§ **GIVEN REQUEST**:
Leave out the pictures, and retype only the lines from the beginning of the material through the line that contains "const WEEKS_PER_LABEL = 52;", including both.

Stored data entries:
--------------------

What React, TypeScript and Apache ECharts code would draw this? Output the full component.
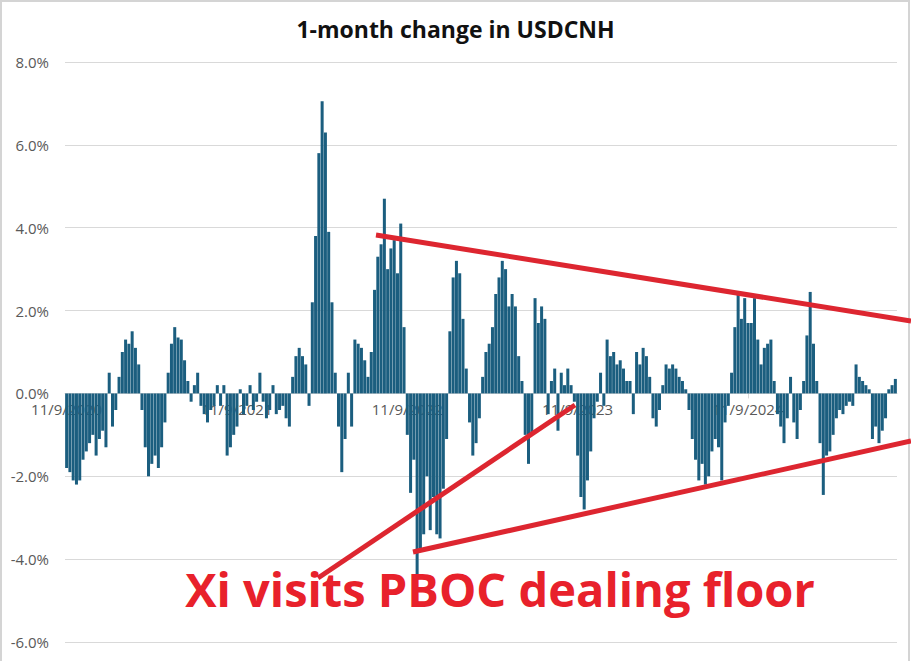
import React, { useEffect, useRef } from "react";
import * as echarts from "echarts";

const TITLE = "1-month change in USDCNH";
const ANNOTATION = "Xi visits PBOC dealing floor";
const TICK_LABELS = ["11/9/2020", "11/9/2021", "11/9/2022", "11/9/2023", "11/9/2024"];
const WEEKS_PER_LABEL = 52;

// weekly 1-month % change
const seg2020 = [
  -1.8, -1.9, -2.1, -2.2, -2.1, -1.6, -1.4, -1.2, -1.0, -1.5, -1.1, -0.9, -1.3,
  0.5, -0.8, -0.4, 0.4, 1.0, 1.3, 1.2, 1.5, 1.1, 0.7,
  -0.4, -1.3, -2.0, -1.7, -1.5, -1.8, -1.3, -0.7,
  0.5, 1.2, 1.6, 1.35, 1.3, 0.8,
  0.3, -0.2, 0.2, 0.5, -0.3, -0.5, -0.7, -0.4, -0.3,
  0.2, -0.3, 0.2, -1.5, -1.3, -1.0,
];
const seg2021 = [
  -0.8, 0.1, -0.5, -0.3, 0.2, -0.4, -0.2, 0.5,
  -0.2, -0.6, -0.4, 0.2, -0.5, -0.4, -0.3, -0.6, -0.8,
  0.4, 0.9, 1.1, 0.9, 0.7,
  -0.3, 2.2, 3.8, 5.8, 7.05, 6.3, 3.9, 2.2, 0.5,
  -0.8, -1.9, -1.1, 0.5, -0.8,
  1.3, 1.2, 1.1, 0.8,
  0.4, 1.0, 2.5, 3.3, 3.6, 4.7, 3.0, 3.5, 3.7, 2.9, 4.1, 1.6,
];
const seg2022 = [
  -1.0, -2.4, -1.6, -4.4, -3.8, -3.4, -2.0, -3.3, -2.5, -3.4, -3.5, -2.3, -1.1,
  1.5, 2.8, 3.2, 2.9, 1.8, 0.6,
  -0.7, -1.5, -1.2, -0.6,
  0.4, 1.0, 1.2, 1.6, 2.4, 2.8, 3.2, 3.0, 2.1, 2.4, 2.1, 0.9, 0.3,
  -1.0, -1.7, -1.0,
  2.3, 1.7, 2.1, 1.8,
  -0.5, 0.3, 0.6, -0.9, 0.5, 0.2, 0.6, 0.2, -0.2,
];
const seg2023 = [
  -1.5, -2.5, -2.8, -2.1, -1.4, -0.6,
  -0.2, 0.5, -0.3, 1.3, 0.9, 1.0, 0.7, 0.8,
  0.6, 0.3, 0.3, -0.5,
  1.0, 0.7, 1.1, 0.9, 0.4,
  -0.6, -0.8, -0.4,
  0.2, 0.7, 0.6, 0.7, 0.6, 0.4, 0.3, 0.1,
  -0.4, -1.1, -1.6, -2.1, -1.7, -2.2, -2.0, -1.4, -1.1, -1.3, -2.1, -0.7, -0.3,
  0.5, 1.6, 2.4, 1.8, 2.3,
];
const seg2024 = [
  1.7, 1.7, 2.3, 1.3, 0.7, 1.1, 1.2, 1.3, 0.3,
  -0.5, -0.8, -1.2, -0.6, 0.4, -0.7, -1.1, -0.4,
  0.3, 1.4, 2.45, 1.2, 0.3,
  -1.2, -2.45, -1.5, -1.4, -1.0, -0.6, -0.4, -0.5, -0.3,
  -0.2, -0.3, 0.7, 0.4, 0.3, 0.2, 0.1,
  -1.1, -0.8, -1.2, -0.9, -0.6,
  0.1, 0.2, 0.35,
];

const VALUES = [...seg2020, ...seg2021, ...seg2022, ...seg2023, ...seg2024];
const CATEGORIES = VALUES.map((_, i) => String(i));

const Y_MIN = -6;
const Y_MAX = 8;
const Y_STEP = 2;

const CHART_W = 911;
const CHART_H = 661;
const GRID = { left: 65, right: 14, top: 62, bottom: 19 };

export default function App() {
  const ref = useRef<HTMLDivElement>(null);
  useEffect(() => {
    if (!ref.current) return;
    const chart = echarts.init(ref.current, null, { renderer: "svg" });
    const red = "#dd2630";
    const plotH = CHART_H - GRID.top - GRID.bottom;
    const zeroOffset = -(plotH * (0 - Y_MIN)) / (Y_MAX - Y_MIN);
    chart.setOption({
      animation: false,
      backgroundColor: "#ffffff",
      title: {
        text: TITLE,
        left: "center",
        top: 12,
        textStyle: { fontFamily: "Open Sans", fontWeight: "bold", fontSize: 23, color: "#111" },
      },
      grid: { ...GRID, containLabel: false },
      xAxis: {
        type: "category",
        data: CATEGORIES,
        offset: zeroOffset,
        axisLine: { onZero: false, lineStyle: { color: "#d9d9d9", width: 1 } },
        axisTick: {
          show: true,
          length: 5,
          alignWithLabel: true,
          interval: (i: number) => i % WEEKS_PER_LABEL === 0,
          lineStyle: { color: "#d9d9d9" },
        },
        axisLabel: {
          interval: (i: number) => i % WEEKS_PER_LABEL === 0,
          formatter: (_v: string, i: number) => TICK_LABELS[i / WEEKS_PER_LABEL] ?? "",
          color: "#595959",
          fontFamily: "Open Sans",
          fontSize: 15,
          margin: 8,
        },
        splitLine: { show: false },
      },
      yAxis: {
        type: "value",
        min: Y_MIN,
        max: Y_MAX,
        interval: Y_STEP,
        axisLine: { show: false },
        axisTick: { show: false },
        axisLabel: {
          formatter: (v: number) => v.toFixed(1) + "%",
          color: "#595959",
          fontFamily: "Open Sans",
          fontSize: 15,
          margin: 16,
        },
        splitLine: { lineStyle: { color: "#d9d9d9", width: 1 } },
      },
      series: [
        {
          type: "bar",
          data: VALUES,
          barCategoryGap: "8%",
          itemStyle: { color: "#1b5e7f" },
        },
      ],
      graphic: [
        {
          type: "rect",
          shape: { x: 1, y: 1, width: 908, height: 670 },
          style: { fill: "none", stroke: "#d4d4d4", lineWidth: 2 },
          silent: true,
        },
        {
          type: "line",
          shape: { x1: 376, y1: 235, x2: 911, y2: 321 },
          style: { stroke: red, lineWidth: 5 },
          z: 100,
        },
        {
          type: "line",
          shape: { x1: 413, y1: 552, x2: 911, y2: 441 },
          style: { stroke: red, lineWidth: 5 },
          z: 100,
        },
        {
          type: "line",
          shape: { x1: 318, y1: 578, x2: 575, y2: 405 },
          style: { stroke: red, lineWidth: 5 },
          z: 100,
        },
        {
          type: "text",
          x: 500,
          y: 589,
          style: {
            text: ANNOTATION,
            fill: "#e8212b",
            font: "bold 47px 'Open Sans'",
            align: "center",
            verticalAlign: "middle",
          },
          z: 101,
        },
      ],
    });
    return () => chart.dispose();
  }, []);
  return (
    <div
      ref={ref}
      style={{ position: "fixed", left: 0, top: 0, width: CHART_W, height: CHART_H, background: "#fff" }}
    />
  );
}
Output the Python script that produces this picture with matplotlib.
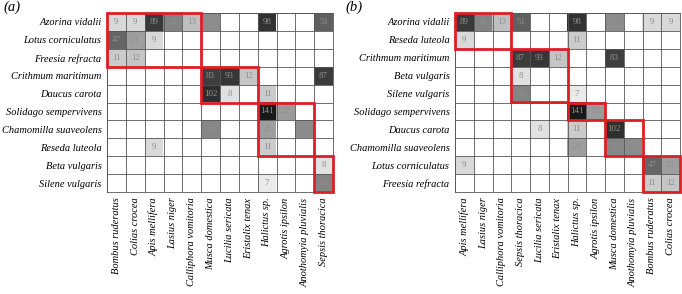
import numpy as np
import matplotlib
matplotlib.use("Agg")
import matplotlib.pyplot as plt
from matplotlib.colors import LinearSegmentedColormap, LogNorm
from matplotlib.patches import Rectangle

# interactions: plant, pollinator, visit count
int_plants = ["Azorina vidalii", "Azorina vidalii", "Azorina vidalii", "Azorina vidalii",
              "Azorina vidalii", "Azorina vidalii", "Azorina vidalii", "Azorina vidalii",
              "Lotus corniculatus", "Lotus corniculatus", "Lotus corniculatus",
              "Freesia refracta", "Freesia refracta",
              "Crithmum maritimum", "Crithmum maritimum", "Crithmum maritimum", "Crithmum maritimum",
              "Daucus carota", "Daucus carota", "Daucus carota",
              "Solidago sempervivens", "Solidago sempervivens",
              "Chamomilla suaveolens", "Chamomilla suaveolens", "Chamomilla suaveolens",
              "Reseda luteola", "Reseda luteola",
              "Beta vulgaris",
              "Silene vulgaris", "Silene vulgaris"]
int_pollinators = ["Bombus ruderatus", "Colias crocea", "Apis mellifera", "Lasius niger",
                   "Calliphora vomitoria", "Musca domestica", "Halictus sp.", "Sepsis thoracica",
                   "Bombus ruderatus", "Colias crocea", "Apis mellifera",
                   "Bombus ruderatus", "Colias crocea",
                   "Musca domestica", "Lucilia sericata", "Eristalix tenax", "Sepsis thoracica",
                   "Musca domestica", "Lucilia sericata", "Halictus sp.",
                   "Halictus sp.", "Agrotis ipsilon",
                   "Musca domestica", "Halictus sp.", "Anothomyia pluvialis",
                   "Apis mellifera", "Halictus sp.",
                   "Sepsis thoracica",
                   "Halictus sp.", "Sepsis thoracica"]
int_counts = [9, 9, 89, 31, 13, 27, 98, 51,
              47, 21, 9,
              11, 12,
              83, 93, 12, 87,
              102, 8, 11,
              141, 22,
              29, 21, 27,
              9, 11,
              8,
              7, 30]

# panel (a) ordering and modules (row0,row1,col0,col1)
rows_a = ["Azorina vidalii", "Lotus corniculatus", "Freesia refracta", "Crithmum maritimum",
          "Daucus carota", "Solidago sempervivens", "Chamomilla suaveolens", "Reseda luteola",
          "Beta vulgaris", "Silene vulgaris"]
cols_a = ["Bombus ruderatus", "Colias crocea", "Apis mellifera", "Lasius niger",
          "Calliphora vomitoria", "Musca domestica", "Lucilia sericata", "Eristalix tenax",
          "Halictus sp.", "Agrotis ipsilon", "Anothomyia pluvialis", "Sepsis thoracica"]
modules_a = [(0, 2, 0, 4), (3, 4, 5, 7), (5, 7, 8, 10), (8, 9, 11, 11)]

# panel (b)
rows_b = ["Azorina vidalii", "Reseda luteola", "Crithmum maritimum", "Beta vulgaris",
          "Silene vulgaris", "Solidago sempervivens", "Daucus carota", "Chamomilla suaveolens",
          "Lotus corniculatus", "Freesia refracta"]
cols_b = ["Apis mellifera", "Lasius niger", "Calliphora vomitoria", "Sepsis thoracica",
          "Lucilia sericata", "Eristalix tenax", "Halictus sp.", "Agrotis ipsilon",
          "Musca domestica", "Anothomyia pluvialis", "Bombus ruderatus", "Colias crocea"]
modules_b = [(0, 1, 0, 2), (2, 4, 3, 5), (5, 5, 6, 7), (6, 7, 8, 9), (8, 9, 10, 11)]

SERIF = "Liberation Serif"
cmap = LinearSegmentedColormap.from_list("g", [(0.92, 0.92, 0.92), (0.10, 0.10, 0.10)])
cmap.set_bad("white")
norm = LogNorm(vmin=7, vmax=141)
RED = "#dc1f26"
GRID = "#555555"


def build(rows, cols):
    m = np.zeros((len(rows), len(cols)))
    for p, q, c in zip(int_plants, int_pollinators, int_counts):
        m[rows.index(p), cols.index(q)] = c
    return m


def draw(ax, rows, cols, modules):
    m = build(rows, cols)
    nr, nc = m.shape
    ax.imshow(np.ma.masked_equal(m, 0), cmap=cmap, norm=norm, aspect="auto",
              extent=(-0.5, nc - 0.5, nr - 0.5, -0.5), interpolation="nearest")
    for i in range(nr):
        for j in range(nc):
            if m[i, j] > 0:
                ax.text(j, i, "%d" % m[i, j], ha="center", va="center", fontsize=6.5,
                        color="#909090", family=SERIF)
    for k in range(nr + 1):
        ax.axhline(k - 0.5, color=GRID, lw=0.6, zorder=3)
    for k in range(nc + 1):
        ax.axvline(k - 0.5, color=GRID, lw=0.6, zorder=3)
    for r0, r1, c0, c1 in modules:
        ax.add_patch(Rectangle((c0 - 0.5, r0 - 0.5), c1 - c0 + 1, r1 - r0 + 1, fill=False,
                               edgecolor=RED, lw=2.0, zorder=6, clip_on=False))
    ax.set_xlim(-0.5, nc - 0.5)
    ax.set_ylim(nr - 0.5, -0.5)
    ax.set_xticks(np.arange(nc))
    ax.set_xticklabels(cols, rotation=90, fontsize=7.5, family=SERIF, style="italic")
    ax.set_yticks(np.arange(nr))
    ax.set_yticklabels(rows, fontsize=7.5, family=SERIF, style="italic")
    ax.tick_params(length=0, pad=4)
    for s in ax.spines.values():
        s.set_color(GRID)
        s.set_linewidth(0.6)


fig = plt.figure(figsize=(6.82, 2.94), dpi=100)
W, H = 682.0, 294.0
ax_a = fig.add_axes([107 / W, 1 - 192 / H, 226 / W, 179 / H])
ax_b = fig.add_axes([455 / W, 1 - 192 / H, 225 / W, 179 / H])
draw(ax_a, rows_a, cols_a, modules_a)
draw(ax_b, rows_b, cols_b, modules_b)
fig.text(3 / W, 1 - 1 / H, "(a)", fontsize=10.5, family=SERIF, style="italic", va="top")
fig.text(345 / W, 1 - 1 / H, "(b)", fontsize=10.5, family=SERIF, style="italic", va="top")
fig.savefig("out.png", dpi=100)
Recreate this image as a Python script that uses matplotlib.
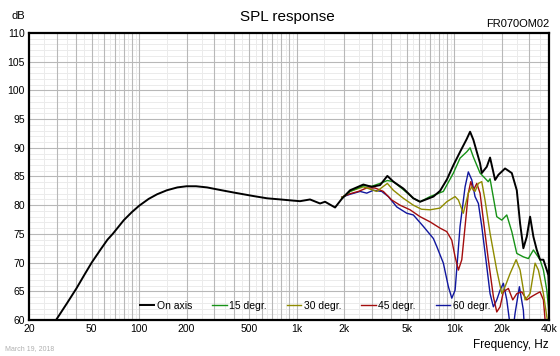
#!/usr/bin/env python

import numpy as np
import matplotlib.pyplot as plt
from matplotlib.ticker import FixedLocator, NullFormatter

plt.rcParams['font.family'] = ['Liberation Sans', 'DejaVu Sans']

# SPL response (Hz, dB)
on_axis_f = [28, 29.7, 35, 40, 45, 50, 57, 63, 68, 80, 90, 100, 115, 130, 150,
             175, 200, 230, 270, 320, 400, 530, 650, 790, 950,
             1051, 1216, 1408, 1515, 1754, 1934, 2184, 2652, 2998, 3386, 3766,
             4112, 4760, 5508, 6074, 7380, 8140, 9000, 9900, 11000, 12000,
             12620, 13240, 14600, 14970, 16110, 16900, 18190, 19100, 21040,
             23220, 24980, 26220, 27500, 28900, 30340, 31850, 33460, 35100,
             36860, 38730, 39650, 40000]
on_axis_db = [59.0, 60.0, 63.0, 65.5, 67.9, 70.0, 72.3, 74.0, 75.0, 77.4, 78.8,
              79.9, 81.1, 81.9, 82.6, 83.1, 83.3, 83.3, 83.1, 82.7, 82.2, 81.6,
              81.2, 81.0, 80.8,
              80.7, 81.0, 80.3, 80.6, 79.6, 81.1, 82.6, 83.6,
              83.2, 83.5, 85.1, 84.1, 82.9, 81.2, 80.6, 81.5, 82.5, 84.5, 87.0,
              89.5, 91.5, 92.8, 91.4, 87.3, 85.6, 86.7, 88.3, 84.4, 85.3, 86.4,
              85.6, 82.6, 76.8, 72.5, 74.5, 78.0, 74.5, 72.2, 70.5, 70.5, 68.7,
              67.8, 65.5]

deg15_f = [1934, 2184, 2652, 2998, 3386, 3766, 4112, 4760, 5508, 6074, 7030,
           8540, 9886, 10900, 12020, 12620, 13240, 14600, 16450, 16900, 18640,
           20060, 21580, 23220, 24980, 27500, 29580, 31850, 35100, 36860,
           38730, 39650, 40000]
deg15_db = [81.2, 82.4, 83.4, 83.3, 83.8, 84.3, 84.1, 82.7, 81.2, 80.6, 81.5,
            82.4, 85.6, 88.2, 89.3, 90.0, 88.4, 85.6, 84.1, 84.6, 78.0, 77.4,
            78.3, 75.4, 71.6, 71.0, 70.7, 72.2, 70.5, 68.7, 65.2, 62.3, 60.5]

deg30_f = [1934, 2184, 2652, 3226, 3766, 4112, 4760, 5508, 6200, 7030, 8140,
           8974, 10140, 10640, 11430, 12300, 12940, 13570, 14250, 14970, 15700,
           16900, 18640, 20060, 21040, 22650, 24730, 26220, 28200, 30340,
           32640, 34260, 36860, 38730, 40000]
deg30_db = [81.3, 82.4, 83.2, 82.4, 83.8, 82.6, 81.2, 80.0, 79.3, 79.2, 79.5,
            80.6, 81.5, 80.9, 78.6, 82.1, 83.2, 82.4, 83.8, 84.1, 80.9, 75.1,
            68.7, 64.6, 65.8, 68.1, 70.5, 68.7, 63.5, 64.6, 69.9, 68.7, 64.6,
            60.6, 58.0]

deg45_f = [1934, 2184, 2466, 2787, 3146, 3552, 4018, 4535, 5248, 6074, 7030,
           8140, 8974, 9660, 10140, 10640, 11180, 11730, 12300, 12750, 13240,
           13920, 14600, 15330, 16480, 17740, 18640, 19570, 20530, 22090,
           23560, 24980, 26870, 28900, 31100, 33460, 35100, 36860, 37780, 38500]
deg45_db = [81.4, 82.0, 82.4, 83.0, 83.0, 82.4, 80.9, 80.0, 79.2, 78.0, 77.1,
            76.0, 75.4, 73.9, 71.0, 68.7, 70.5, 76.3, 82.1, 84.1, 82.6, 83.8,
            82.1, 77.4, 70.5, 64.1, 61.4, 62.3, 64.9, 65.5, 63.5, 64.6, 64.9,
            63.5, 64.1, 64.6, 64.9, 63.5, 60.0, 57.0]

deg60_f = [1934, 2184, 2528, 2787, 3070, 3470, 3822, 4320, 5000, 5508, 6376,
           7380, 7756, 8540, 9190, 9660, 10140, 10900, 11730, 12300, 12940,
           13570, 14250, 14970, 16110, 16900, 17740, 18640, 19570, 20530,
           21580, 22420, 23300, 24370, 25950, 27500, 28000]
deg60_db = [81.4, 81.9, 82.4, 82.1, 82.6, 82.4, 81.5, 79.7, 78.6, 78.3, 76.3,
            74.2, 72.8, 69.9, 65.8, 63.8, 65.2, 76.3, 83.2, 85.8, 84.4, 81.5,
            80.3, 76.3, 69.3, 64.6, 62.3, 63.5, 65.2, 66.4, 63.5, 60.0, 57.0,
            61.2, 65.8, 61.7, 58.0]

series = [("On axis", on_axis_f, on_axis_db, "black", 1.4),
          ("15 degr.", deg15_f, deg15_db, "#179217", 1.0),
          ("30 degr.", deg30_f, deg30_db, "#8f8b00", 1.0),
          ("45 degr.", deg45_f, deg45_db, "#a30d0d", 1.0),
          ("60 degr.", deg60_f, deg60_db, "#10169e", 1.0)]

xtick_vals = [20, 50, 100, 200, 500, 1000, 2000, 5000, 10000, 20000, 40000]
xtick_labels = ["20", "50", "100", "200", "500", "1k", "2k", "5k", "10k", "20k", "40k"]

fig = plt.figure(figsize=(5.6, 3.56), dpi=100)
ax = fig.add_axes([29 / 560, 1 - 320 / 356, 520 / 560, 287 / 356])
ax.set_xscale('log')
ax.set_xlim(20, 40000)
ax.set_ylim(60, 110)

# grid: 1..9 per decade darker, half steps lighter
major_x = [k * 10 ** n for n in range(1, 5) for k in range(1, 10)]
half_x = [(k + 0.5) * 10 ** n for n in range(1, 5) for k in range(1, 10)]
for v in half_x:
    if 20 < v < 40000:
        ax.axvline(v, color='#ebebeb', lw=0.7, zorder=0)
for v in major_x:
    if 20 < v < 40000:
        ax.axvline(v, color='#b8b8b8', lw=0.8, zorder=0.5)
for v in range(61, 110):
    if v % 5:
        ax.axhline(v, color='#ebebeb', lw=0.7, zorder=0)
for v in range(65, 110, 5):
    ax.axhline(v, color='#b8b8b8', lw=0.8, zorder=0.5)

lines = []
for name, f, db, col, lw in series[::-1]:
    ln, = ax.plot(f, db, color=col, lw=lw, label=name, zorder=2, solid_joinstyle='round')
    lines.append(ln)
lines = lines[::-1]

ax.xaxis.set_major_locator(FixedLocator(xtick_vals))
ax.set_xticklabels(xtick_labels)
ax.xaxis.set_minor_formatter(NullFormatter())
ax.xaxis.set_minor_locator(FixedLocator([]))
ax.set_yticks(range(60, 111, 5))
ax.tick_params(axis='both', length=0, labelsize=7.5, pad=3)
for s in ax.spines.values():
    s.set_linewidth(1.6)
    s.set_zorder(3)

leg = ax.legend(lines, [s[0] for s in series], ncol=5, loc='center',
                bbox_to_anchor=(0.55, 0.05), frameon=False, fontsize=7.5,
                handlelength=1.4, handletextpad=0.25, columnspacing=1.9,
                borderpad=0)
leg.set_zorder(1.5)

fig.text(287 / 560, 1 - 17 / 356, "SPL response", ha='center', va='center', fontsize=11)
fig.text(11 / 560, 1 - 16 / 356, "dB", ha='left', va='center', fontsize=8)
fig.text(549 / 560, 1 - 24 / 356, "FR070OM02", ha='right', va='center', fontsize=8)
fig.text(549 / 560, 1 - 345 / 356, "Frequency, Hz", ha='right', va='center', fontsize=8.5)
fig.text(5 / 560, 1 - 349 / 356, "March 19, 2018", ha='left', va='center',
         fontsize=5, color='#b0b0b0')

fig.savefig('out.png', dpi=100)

--------------------

§ **TASK ANSWER**:
What React, TypeScript and Apache ECharts code would draw this? Output the full component.
import React, { useEffect, useRef } from "react";
import * as echarts from "echarts";

const TITLE = "1-month change in USDCNH";
const ANNOTATION = "Xi visits PBOC dealing floor";
const TICK_LABELS = ["11/9/2020", "11/9/2021", "11/9/2022", "11/9/2023", "11/9/2024"];
const WEEKS_PER_LABEL = 52;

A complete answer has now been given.